NEW YORK -- Jeff Niemann was determined not to become a two-time footnote on Derek Jeter’s hit list.
The big right-hander gave up Jeter’s 2,998th hit but little else, B.J. Upton homered and drove in three runs, and the Tampa Bay Rays beat the New York Yankees 5-1 on Thursday night to start strong in a long stretch of games against their biggest division rivals.
Back in September 2009, Niemann allowed Jeter’s 2,721st career hit -- which tied Lou Gehrig for the Yankees record. That was on his mind in this game as he held the New York captain to a first-inning double.
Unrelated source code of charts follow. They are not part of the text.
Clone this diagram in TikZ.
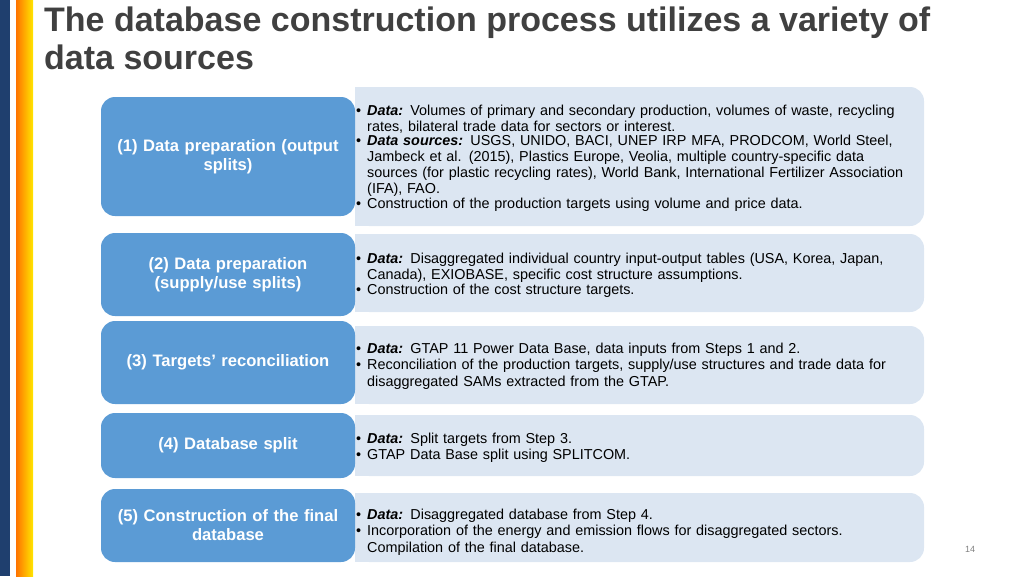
\documentclass[tikz,border=0pt]{standalone}
\usepackage{fontspec}
\setmainfont{Liberation Sans}
\begin{document}
\begin{tikzpicture}[x=1pt,y=-1pt,
  stepbox/.style={fill=stepblue,draw=none,rounded corners=14pt,text=white,font=\fontsize{16.6}{19}\selectfont\bfseries,align=center,text width=250pt,inner sep=0pt},
  ptext/.style={anchor=north west,font=\fontsize{14.4}{16.3}\selectfont,text width=570pt,inner sep=0pt,align=left}]
\definecolor{stepblue}{HTML}{5B9BD5}
\definecolor{panelblue}{HTML}{DCE6F2}
\definecolor{navy}{HTML}{1F3F6E}
\definecolor{titlec}{HTML}{404040}
\useasboundingbox (0,0) rectangle (1024,576);
\fill[navy] (0,0) rectangle (10,576);
\shade[left color=orange!90!red, right color=yellow!80!orange] (16,0) rectangle (33,576);
\node[anchor=north west,inner sep=0pt,text=titlec,font=\fontsize{34}{38}\selectfont\bfseries,align=left] (title) at (44,7) {The database construction process utilizes a variety of\\data sources};
\newcommand{\itm}[1]{\par\noindent\makebox[11pt][l]{\textbullet}\parbox[t]{555pt}{\raggedright #1}\par}
\def\panelbox#1#2{\fill[panelblue,rounded corners=14pt] (355,#1) rectangle (924,#2); \fill[panelblue] (355,#1) rectangle (400,#2);}
\panelbox{87}{226}
\panelbox{234}{312}
\panelbox{326}{404}
\panelbox{415}{476}
\panelbox{493}{562}
\node[stepbox,minimum height=119pt,minimum width=254pt] (s1) at (228,156.5) {(1) Data preparation (output\\splits)};
\node[stepbox,minimum height=83pt,minimum width=254pt] (s2) at (228,274.5) {(2) Data preparation\\(supply/use splits)};
\node[stepbox,minimum height=83pt,minimum width=254pt] (s3) at (228,362.5) {(3) Targets’ reconciliation};
\node[stepbox,minimum height=65pt,minimum width=254pt] (s4) at (228,445.5) {(4) Database split};
\node[stepbox,minimum height=73pt,minimum width=254pt] (s5) at (228,525.5) {(5) Construction of the final\\database};
\node[ptext] (t1) at (356,99) {\itm{\textbf{\textit{Data:}} Volumes of primary and secondary production, volumes of waste, recycling\\rates, bilateral trade data for sectors or interest.}
\itm{\textbf{\textit{Data sources:}} USGS, UNIDO, BACI, UNEP IRP MFA, PRODCOM, World Steel,\\Jambeck et al. (2015), Plastics Europe, Veolia, multiple country-specific data\\sources (for plastic recycling rates), World Bank, International Fertilizer Association\\(IFA), FAO.}
\itm{Construction of the production targets using volume and price data.}};
\node[ptext] (t2) at (356,247) {\itm{\textbf{\textit{Data:}} Disaggregated individual country input-output tables (USA, Korea, Japan,\\Canada), EXIOBASE, specific cost structure assumptions.}
\itm{Construction of the cost structure targets.}};
\node[ptext] (t3) at (356,337) {\itm{\textbf{\textit{Data:}} GTAP 11 Power Data Base, data inputs from Steps 1 and 2.}
\itm{Reconciliation of the production targets, supply/use structures and trade data for\\disaggregated SAMs extracted from the GTAP.}};
\node[ptext] (t4) at (356,427) {\itm{\textbf{\textit{Data:}} Split targets from Step 3.}
\itm{GTAP Data Base split using SPLITCOM.}};
\node[ptext] (t5) at (356,503) {\itm{\textbf{\textit{Data:}} Disaggregated database from Step 4.}
\itm{Incorporation of the energy and emission flows for disaggregated sectors.\\Compilation of the final database.}};
\node[font=\fontsize{9}{10}\selectfont,text=gray] (pg) at (970,549) {14};
\end{tikzpicture}
\end{document}
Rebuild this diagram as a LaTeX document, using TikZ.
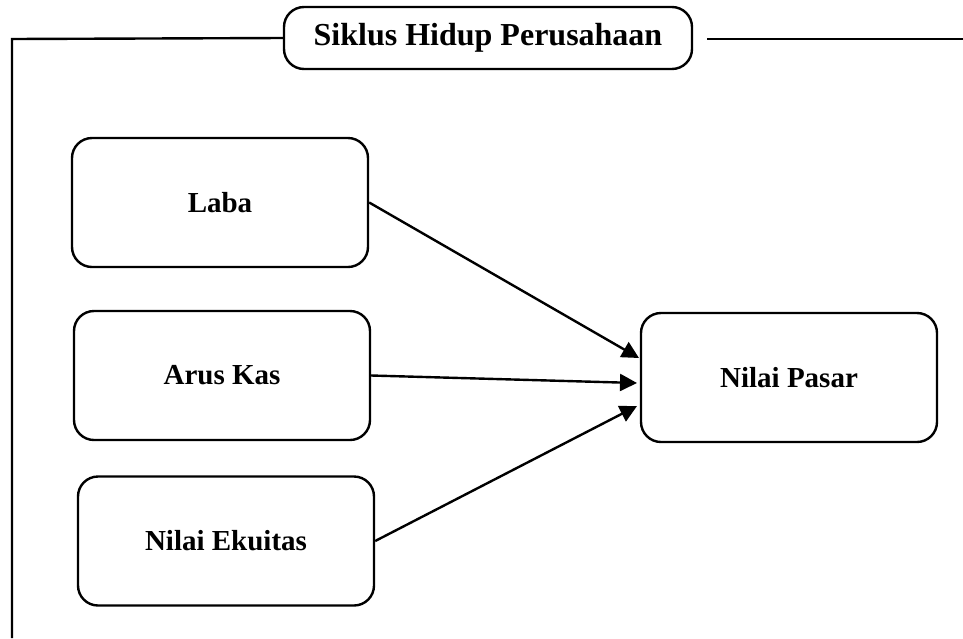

“He already tied one record off me,” Niemann said. “I knew I already had that one under my belt, so I didn’t want him to have any more milestones off me for a while.”
Ben Zobrist homered, tripled and singled for Tampa Bay, which tagged Bartolo Colon early in one of the worst outings of his surprising comeback season. Evan Longoria had an RBI single and the Rays won the first of 11 straight games against New York and Boston, the two teams they trail in the AL East.
“I really believe it brings out the best in us. We were really up for that game tonight,” Tampa Bay manager Joe Maddon said. “That’s like playing the first game of a playoff series.”
The Yankees fell out of first place by a half-game when the Red Sox beat Baltimore.
With a chance to hit for the cycle in the ninth, Zobrist walked for the second time in the game. The leadoff man reached safely in all five plate appearances.
Jeter is trying to become the 28th major leaguer -- and first with the Yankees -- to reach 3,000 hits, one of baseball’s biggest milestones. He doubled on Niemann’s first pitch, then grounded out his next four times up and ended the night two short.
With two runners on, Jeter made the last out of the game on a bouncer to third against ex-Yankee Kyle Farnsworth.
“After the first one, I’d be lying to you if I said I didn’t think it was attainable today,” Jeter said. “Early on, I thought I’d get a few.”
Rookie right-hander Jeremy Hellickson pitches for the Rays on Friday night.
Niemann (4-4) went a season-high 71/3 innings, yielding only a homer by Robinson Cano in the sixth. The 6-foot-9, 260-pound righty gave up six hits and walked two, improving to 3-0 in four starts since missing six weeks with a strained lower back.
Before going on the disabled list, he was 1-4 with a 5.74 ERA in six starts.
“Him getting that deep in the game was really big for us. The Yankees have a tendency to wear out bullpens,” Maddon said. “That was Jeff Niemann prior to the injury last year. That’s what I saw.”
Colon (6-4) entered 4-0 with a 1.00 ERA in his past four starts, but he ran into trouble right away in his second outing since coming off the disabled list (strained left hamstring).
The 38-year-old right-hander allowed five runs and a season-high 10 hits in 52/3 innings, dropping to 9-3 in 19 starts against Tampa Bay. He also matched a season high with four walks.
“He didn’t have his good fastball. He didn’t have the command he usually has,” Yankees manager Joe Girardi said. “He just wasn’t sharp tonight and you’re going to run through starts like that.”
Needing three to reach the plateau Thursday in the opener of a four-game series that leads into the All-Star break, it appeared a few things were lined up in Jeter’s favor.
Jeter began the night 5-for-9 (.556) in his career against Niemann, including three hits on the night he tied Gehrig. And the New York captain got off to another rousing start in this one.
With a host of friends and family members in attendance, including his parents, Jeter smacked the first pitch he saw into left-center for a double, bringing a roar from the sellout crowd of 47,787.
Charged-up fans rose to their feet and cameras flashed for each subsequent at-bat, but Jeter couldn’t come through again and finished 1 for 5. Rays third baseman Sean Rodriguez made two nice plays to help deny Jeter.
“Everyone knows what’s going on. There’s no secret,” Niemann said. “You really kind of have to bear down because no one wants that to be them.”